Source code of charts
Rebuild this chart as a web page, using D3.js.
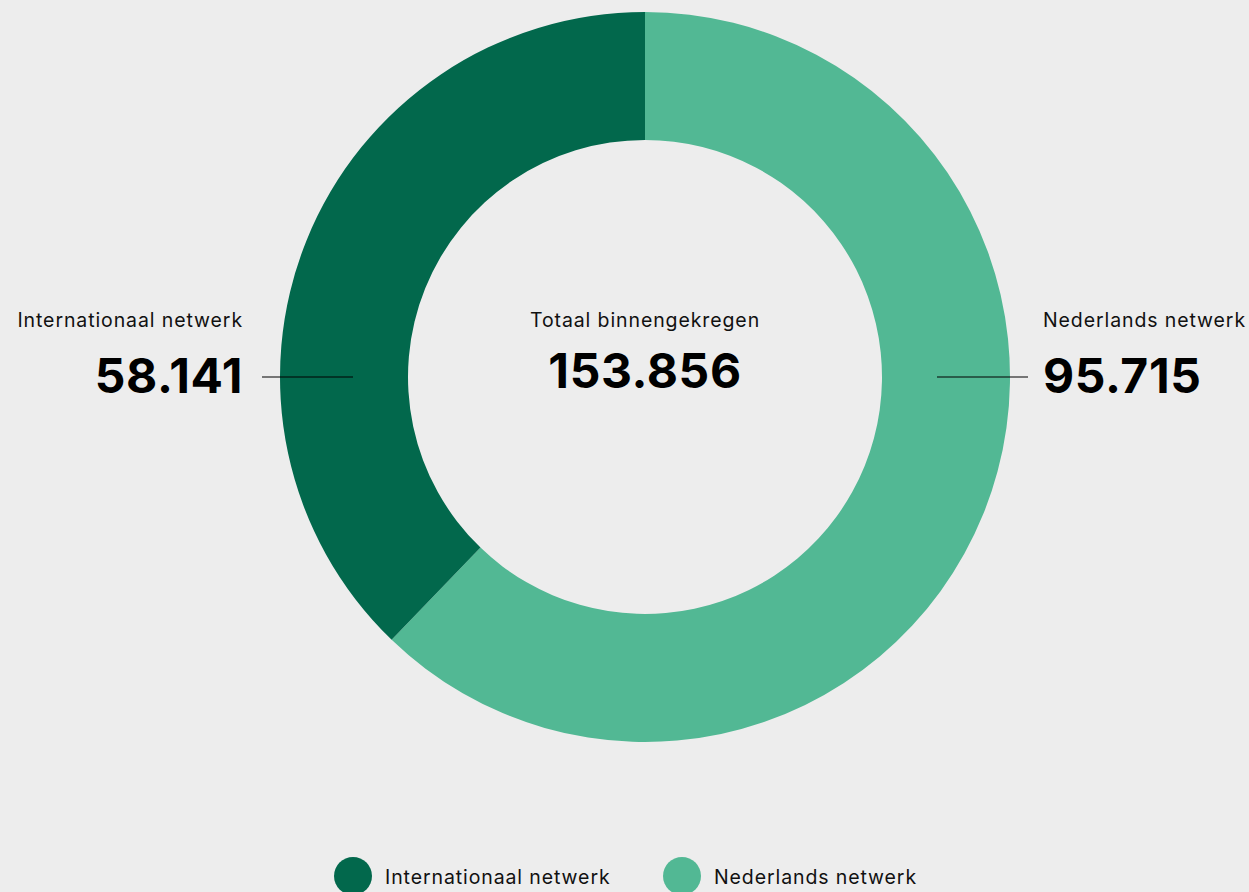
<!DOCTYPE html>
<html>
<head>
<meta charset="utf-8">
<script src="https://cdn.jsdelivr.net/npm/d3@7"></script>
<style>
  html, body { margin: 0; padding: 0; background: #ededed; }
  svg { display: block; font-family: Inter, "Noto Sans", sans-serif; }
</style>
</head>
<body>
<script>
// data
var categories = ["Nederlands netwerk", "Internationaal netwerk"];
var values = [95715, 58141];
var colors = ["#52b894", "#02684c"];
var legendOrder = ["Internationaal netwerk", "Nederlands netwerk"];
var centerTitle = "Totaal binnengekregen";

var W = 1249, H = 892;
var cx = 645, cy = 377, rOuter = 365, rInner = 237;

var fmt = function (v) { return d3.format(",")(v).replace(/,/g, "."); };

var svg = d3.select("body").append("svg").attr("width", W).attr("height", H);
svg.append("rect").attr("width", W).attr("height", H).attr("fill", "#ededed");

var color = d3.scaleOrdinal().domain(categories).range(colors);

var pie = d3.pie().sort(null).value(function (d) { return d.v; });
var data = categories.map(function (c, i) { return { name: c, v: values[i] }; });
var arcs = pie(data);
var arc = d3.arc().innerRadius(rInner).outerRadius(rOuter);

var g = svg.append("g").attr("transform", "translate(" + cx + "," + cy + ")");
g.selectAll("path").data(arcs).enter().append("path")
    .attr("d", arc)
    .attr("fill", function (d) { return color(d.data.name); });

// center text
g.append("text").attr("text-anchor", "middle").attr("y", -50)
    .attr("font-size", 19.5).attr("letter-spacing", 0.9).attr("fill", "#111").text(centerTitle);
g.append("text").attr("text-anchor", "middle").attr("y", 11)
    .attr("font-size", 48).attr("font-weight", 700).attr("letter-spacing", 0.6).attr("fill", "#000")
    .text(fmt(d3.sum(values)));

// side labels: right = Nederlands, left = Internationaal
var side = [
    { name: categories[0], v: values[0], dir: 1 },
    { name: categories[1], v: values[1], dir: -1 }
];
var lab = g.selectAll("g.lab").data(side).enter().append("g").attr("class", "lab");
lab.append("line")
    .attr("x1", function (d) { return d.dir * 292; })
    .attr("x2", function (d) { return d.dir * 383; })
    .attr("y1", 0).attr("y2", 0)
    .attr("stroke", "#000").attr("stroke-width", 1.2);
lab.append("text")
    .attr("x", function (d) { return d.dir > 0 ? 398 : -402; })
    .attr("y", -50)
    .attr("text-anchor", function (d) { return d.dir > 0 ? "start" : "end"; })
    .attr("font-size", 19.5).attr("letter-spacing", 0.9).attr("fill", "#111")
    .text(function (d) { return d.name; });
lab.append("text")
    .attr("x", function (d) { return d.dir > 0 ? 398 : -402; })
    .attr("y", 16)
    .attr("text-anchor", function (d) { return d.dir > 0 ? "start" : "end"; })
    .attr("font-size", 48).attr("font-weight", 700).attr("letter-spacing", 0.6).attr("fill", "#000")
    .text(function (d) { return fmt(d.v); });

// legend
var legX = d3.scalePoint().domain(legendOrder).range([353, 682]);
var leg = svg.selectAll("g.leg").data(legendOrder).enter().append("g").attr("class", "leg")
    .attr("transform", function (d) { return "translate(" + legX(d) + ",876)"; });
leg.append("circle").attr("r", 19).attr("fill", function (d) { return color(d); });
leg.append("text").attr("x", 32).attr("y", 8).attr("font-size", 19.5).attr("letter-spacing", 0.9)
    .attr("fill", "#111")
    .text(function (d) { return d; });
</script>
</body>
</html>
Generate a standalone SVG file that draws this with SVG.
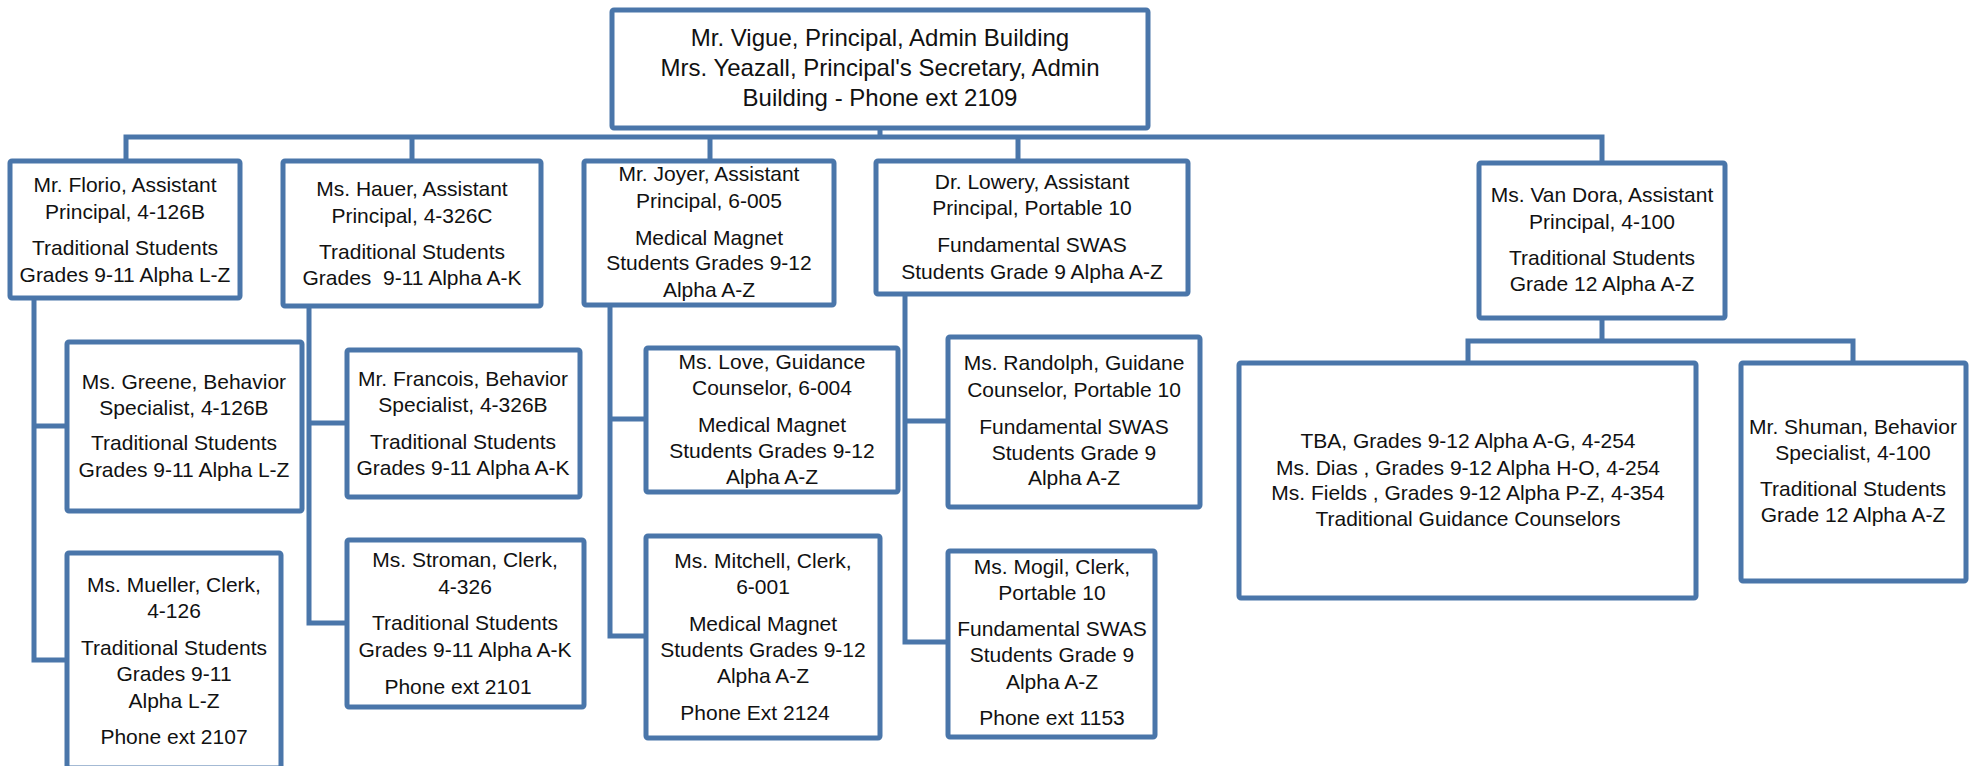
<svg xmlns="http://www.w3.org/2000/svg" width="1971" height="766" viewBox="0 0 1971 766">
<style>
.box{fill:#fff;stroke:#4A76AA;stroke-width:5;}
.ln{fill:none;stroke:#4A76AA;stroke-width:5;stroke-linecap:square;}
text{font-family:"Liberation Sans",Arial,sans-serif;font-size:21px;fill:#111;text-anchor:middle;}
.big{font-size:24px;}
</style>
<rect width="1971" height="766" fill="#fff"/>
<g id="connectors">
<path class="ln" d="M880,128V137M126,137H1602M126,137V161M412,137V161M710,137V161M1018,137V161M1602,137V163"/>
<path class="ln" d="M34,298V660M34,426H67M34,660H67"/>
<path class="ln" d="M309,306V623M309,423H347M309,623H347"/>
<path class="ln" d="M610,305V636M610,419H646M610,636H646"/>
<path class="ln" d="M905,294V642M905,421H948M905,642H948"/>
<path class="ln" d="M1602,318V341M1468,341H1853M1468,341V363M1853,341V363"/>
</g>
<g id="n-vigue">
<rect class="box" x="612" y="10" width="536" height="118" rx="2"/>
<text class="big"><tspan x="880" y="46">Mr. Vigue, Principal, Admin Building</tspan><tspan x="880" y="76">Mrs. Yeazall, Principal's Secretary, Admin</tspan><tspan x="880" y="106">Building - Phone ext 2109</tspan></text>
</g>
<g id="n-florio">
<rect class="box" x="10" y="161" width="230" height="137" rx="2"/>
<text><tspan x="125" y="192">Mr. Florio, Assistant</tspan><tspan x="125" y="219">Principal, 4-126B</tspan><tspan x="125" y="255">Traditional Students</tspan><tspan x="125" y="282">Grades 9-11 Alpha L-Z</tspan></text>
</g>
<g id="n-hauer">
<rect class="box" x="283" y="161" width="258" height="145" rx="2"/>
<text><tspan x="412" y="196">Ms. Hauer, Assistant</tspan><tspan x="412" y="223">Principal, 4-326C</tspan><tspan x="412" y="259">Traditional Students</tspan><tspan x="412" y="285" xml:space="preserve">Grades  9-11 Alpha A-K</tspan></text>
</g>
<g id="n-joyer">
<rect class="box" x="584" y="161" width="250" height="144" rx="2"/>
<text><tspan x="709" y="181">Mr. Joyer, Assistant</tspan><tspan x="709" y="208">Principal, 6-005</tspan><tspan x="709" y="245">Medical Magnet</tspan><tspan x="709" y="270">Students Grades 9-12</tspan><tspan x="709" y="297">Alpha A-Z</tspan></text>
</g>
<g id="n-lowery">
<rect class="box" x="876" y="161" width="312" height="133" rx="2"/>
<text><tspan x="1032" y="189">Dr. Lowery, Assistant</tspan><tspan x="1032" y="215">Principal, Portable 10</tspan><tspan x="1032" y="252">Fundamental SWAS</tspan><tspan x="1032" y="279">Students Grade 9 Alpha A-Z</tspan></text>
</g>
<g id="n-vandora">
<rect class="box" x="1479" y="163" width="246" height="155" rx="2"/>
<text><tspan x="1602" y="202">Ms. Van Dora, Assistant</tspan><tspan x="1602" y="229">Principal, 4-100</tspan><tspan x="1602" y="265">Traditional Students</tspan><tspan x="1602" y="291">Grade 12 Alpha A-Z</tspan></text>
</g>
<g id="n-greene">
<rect class="box" x="67" y="342" width="235" height="169" rx="2"/>
<text><tspan x="184" y="389">Ms. Greene, Behavior</tspan><tspan x="184" y="415">Specialist, 4-126B</tspan><tspan x="184" y="450">Traditional Students</tspan><tspan x="184" y="477">Grades 9-11 Alpha L-Z</tspan></text>
</g>
<g id="n-mueller">
<rect class="box" x="67" y="553" width="214" height="215" rx="2"/>
<text><tspan x="174" y="592">Ms. Mueller, Clerk,</tspan><tspan x="174" y="618">4-126</tspan><tspan x="174" y="655">Traditional Students</tspan><tspan x="174" y="681">Grades 9-11</tspan><tspan x="174" y="708">Alpha L-Z</tspan><tspan x="174" y="744">Phone ext 2107</tspan></text>
</g>
<g id="n-francois">
<rect class="box" x="347" y="350" width="233" height="147" rx="2"/>
<text><tspan x="463" y="386">Mr. Francois, Behavior</tspan><tspan x="463" y="412">Specialist, 4-326B</tspan><tspan x="463" y="449">Traditional Students</tspan><tspan x="463" y="475">Grades 9-11 Alpha A-K</tspan></text>
</g>
<g id="n-stroman">
<rect class="box" x="347" y="540" width="237" height="167" rx="2"/>
<text><tspan x="465" y="567">Ms. Stroman, Clerk,</tspan><tspan x="465" y="594">4-326</tspan><tspan x="465" y="630">Traditional Students</tspan><tspan x="465" y="657">Grades 9-11 Alpha A-K</tspan><tspan x="458" y="694">Phone ext 2101</tspan></text>
</g>
<g id="n-love">
<rect class="box" x="646" y="348" width="252" height="144" rx="2"/>
<text><tspan x="772" y="369">Ms. Love, Guidance</tspan><tspan x="772" y="395">Counselor, 6-004</tspan><tspan x="772" y="432">Medical Magnet</tspan><tspan x="772" y="458">Students Grades 9-12</tspan><tspan x="772" y="484">Alpha A-Z</tspan></text>
</g>
<g id="n-mitchell">
<rect class="box" x="646" y="536" width="234" height="202" rx="2"/>
<text><tspan x="763" y="568">Ms. Mitchell, Clerk,</tspan><tspan x="763" y="594">6-001</tspan><tspan x="763" y="631">Medical Magnet</tspan><tspan x="763" y="657">Students Grades 9-12</tspan><tspan x="763" y="683">Alpha A-Z</tspan><tspan x="755" y="720">Phone Ext 2124</tspan></text>
</g>
<g id="n-randolph">
<rect class="box" x="948" y="337" width="252" height="170" rx="2"/>
<text><tspan x="1074" y="370">Ms. Randolph, Guidane</tspan><tspan x="1074" y="397">Counselor, Portable 10</tspan><tspan x="1074" y="434">Fundamental SWAS</tspan><tspan x="1074" y="460">Students Grade 9</tspan><tspan x="1074" y="485">Alpha A-Z</tspan></text>
</g>
<g id="n-mogil">
<rect class="box" x="948" y="551" width="207" height="186" rx="2"/>
<text><tspan x="1052" y="574">Ms. Mogil, Clerk,</tspan><tspan x="1052" y="600">Portable 10</tspan><tspan x="1052" y="636">Fundamental SWAS</tspan><tspan x="1052" y="662">Students Grade 9</tspan><tspan x="1052" y="689">Alpha A-Z</tspan><tspan x="1052" y="725">Phone ext 1153</tspan></text>
</g>
<g id="n-tba">
<rect class="box" x="1239" y="363" width="457" height="235" rx="2"/>
<text><tspan x="1468" y="448">TBA, Grades 9-12 Alpha A-G, 4-254</tspan><tspan x="1468" y="475">Ms. Dias , Grades 9-12 Alpha H-O, 4-254</tspan><tspan x="1468" y="500">Ms. Fields , Grades 9-12 Alpha P-Z, 4-354</tspan><tspan x="1468" y="526">Traditional Guidance Counselors</tspan></text>
</g>
<g id="n-shuman">
<rect class="box" x="1741" y="363" width="225" height="218" rx="2"/>
<text><tspan x="1853" y="434">Mr. Shuman, Behavior</tspan><tspan x="1853" y="460">Specialist, 4-100</tspan><tspan x="1853" y="496">Traditional Students</tspan><tspan x="1853" y="522">Grade 12 Alpha A-Z</tspan></text>
</g>
</svg>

• [Given problem]:
Locate all lines holding the word "this", then copy them out.

• [Final answer]:
Rebuild this chart as a web page, using D3.js.
Generate a standalone SVG file that draws this with SVG.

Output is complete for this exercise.